What is the distance between the motion sensor and the cart

[Mr. Goosemahn]

Homework Statement

a.) The ultrasonic motion sensor sends pulses of the ultrasound toward a cart on the low-friction track and determines the distance by the time an echo takes to return. The temperature in the lab is equal to 20 °C. What is the distance between the motion sensor and the cart, if the reflected echo was recorded after 4.17 ms (1 ms = 0.001 s)?

b.) The velocity of sound in air is a function of temperature and increases by 0.6 m/s for every degree Celsius (°C) of temperature increase. The temperature in the lab has increased by = 6.11°C, but students did not noticed that change and they were using the sound velocity value for 20°C (343 m/s). The result of the measurements was incorrect. What is the apparent distance for the increased temperature?

Homework Equations

D=(v*t)/2

The Attempt at a Solution

I got the first answer right, getting 0.715781. I tried using the same equation for the second question, but got nothing. Help?

 

[berkeman]

Homework Statement

a.) The ultrasonic motion sensor sends pulses of the ultrasound toward a cart on the low-friction track and determines the distance by the time an echo takes to return. The temperature in the lab is equal to 20 °C. What is the distance between the motion sensor and the cart, if the reflected echo was recorded after 4.17 ms (1 ms = 0.001 s)?

b.) The velocity of sound in air is a function of temperature and increases by 0.6 m/s for every degree Celsius (°C) of temperature increase. The temperature in the lab has increased by = 6.11°C, but students did not noticed that change and they were using the sound velocity value for 20°C (343 m/s). The result of the measurements was incorrect. What is the apparent distance for the increased temperature?

Homework Equations

D=(v*t)/2

The Attempt at a Solution

I got the first answer right, getting 0.715781. I tried using the same equation for the second question, but got nothing. Help?

Please post the details of your work; we will look for errors. Thanks.

 

[Mr. Goosemahn]

For the first one, I plugged in the velocity (343.3), and the time (4.17 ms, which turns to 0.00417 seconds) and carried out the formula.

D = (343.3*0.00417)/2 = 0.7157805

For the second one, I tried using the same equation and I plugged in 0.6 for V and 26.11 for time, but I got an incorrect answer.

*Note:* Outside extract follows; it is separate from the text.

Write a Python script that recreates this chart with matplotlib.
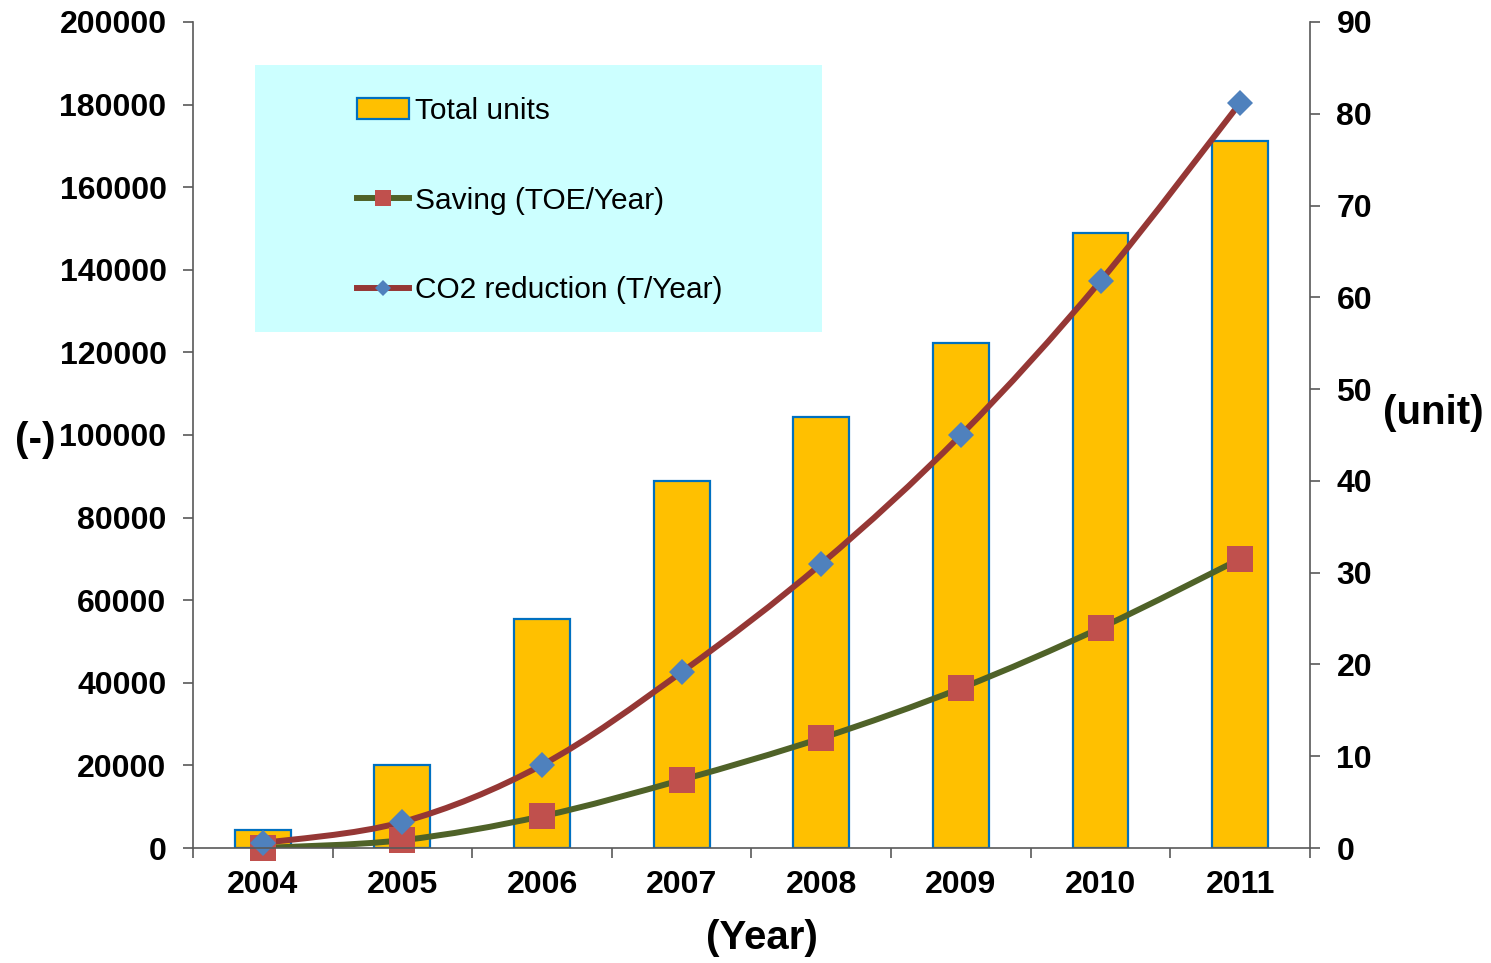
import matplotlib
matplotlib.use('Agg')
import matplotlib.pyplot as plt
import numpy as np
from matplotlib.path import Path
from matplotlib.patches import PathPatch, Rectangle
from matplotlib.lines import Line2D

plt.rcParams['font.family'] = ['Liberation Sans', 'DejaVu Sans']

years = ['2004', '2005', '2006', '2007', '2008', '2009', '2010', '2011']
total_units = [2, 9, 25, 40, 47, 55, 67, 77]
saving = [0, 1900, 7700, 16500, 26600, 38700, 53300, 70000]
co2 = [1200, 6300, 20100, 42600, 68800, 100000, 137300, 180400]

BAR = '#FFC000'
BAR_EDGE = '#0070C0'
CO2_LINE = '#953735'
CO2_MARK = '#4F81BD'
SAV_LINE = '#4F6228'
SAV_MARK = '#C0504D'
AXIS = '#595959'


def smooth_path(x, y):
    # Catmull-Rom style bezier through the points (like a spreadsheet smoothed line)
    pts = np.column_stack([x, y]).astype(float)
    n = len(pts)
    verts = [pts[0]]
    codes = [Path.MOVETO]
    for i in range(n - 1):
        p0 = pts[i - 1] if i > 0 else pts[i]
        p1 = pts[i]
        p2 = pts[i + 1]
        p3 = pts[i + 2] if i + 2 < n else pts[i + 1]
        c1 = p1 + (p2 - p0) / 6.0
        c2 = p2 - (p3 - p1) / 6.0
        verts += [c1, c2, p2]
        codes += [Path.CURVE4] * 3
    return Path(verts, codes)


fig = plt.figure(figsize=(14.91, 9.63), dpi=100)
ax = fig.add_axes([0.1294, 0.1194, 0.8786 - 0.1294, 0.9772 - 0.1194])
ax2 = ax.twinx()
ax.set_zorder(ax2.get_zorder() + 1)
ax.patch.set_visible(False)

x = np.arange(len(years))

# bars on the right (unit) axis
ax2.bar(x, total_units, width=0.4, color=BAR, edgecolor=BAR_EDGE, linewidth=1.6)
ax2.set_ylim(0, 90)
ax2.set_yticks(np.arange(0, 91, 10))

# smoothed lines on the left axis
ax.add_patch(PathPatch(smooth_path(x, saving), facecolor='none',
                       edgecolor=SAV_LINE, linewidth=4.3, capstyle='round'))
ax.add_patch(PathPatch(smooth_path(x, co2), facecolor='none',
                       edgecolor=CO2_LINE, linewidth=4.3, capstyle='round'))
ax.plot(x, saving, linestyle='none', marker='s', markersize=19,
        color=SAV_MARK, markeredgewidth=0, clip_on=False)
ax.plot(x, co2, linestyle='none', marker='D', markersize=13.5,
        color=CO2_MARK, markeredgewidth=0, clip_on=False)

ax.set_xlim(-0.5, len(years) - 0.5)
ax.set_ylim(0, 200000)
ax.set_yticks(np.arange(0, 200001, 20000))
ax.set_xticks(x)
ax.set_xticklabels(years)
ax.set_xticks(np.arange(-0.5, len(years), 1), minor=True)

for a in (ax, ax2):
    for s in a.spines.values():
        s.set_color(AXIS)
        s.set_linewidth(1.2)
    a.spines['top'].set_visible(False)
ax.spines['right'].set_visible(False)
ax2.spines['left'].set_visible(False)
ax2.spines['bottom'].set_visible(False)

ax.tick_params(axis='y', direction='out', length=7, width=1.2, color=AXIS,
               pad=12, labelsize=23)
ax2.tick_params(axis='y', direction='out', length=7, width=1.2, color=AXIS,
                pad=12, labelsize=23)
ax.tick_params(axis='x', which='major', length=0, pad=16, labelsize=23)
ax.tick_params(axis='x', which='minor', direction='out', length=7,
               width=1.2, color=AXIS)
for lbl in ax.get_xticklabels() + ax.get_yticklabels() + ax2.get_yticklabels():
    lbl.set_fontweight('bold')

# legend panel
ax.add_patch(Rectangle((0.0555, 0.625), 0.5075, 0.323, transform=ax.transAxes,
                       facecolor='#CCFFFF', edgecolor='none', zorder=0))
handles = [
    Rectangle((0, 0), 1, 1, facecolor=BAR, edgecolor=BAR_EDGE, linewidth=1.6),
    Line2D([], [], color=SAV_LINE, linewidth=4.3, marker='s', markersize=11.5,
           markerfacecolor=SAV_MARK, markeredgewidth=0),
    Line2D([], [], color=CO2_LINE, linewidth=4.3, marker='D', markersize=8,
           markerfacecolor=CO2_MARK, markeredgewidth=0),
]
labels = ['Total units', 'Saving (TOE/Year)', 'CO2 reduction (T/Year)']
ax.legend(handles, labels, loc='upper left', bbox_to_anchor=(0.147, 0.909),
          frameon=False, fontsize=21.5, handlelength=1.74, handletextpad=0.2,
          labelspacing=2.06, borderpad=0, borderaxespad=0)

fig.text(35 / 1491, 1 - 440 / 963, '(-)', fontsize=29, fontweight='bold',
         ha='center', va='center')
fig.text(1433 / 1491, 1 - 413 / 963, '(unit)', fontsize=29, fontweight='bold',
         ha='center', va='center')
fig.text(762 / 1491, 1 - 938 / 963, '(Year)', fontsize=29, fontweight='bold',
         ha='center', va='center')

fig.savefig('out.png', dpi=100)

D = (0.6*(6.11/0.6))/2 = 3.05500.

I'm pretty sure I'm doing something wrong regarding the time, but I could be doing everything wrong, quite honestly. I don't know what is the correct equation for this, but that's how I tried solving it.

 

[Integral]

You cannot simply close your eyes and plug numbers into formulas.
Use the numbers given for the temperature change to compute the correct speed of sound for the lab temperaure. Then use the corrected speed of sound in the given equation.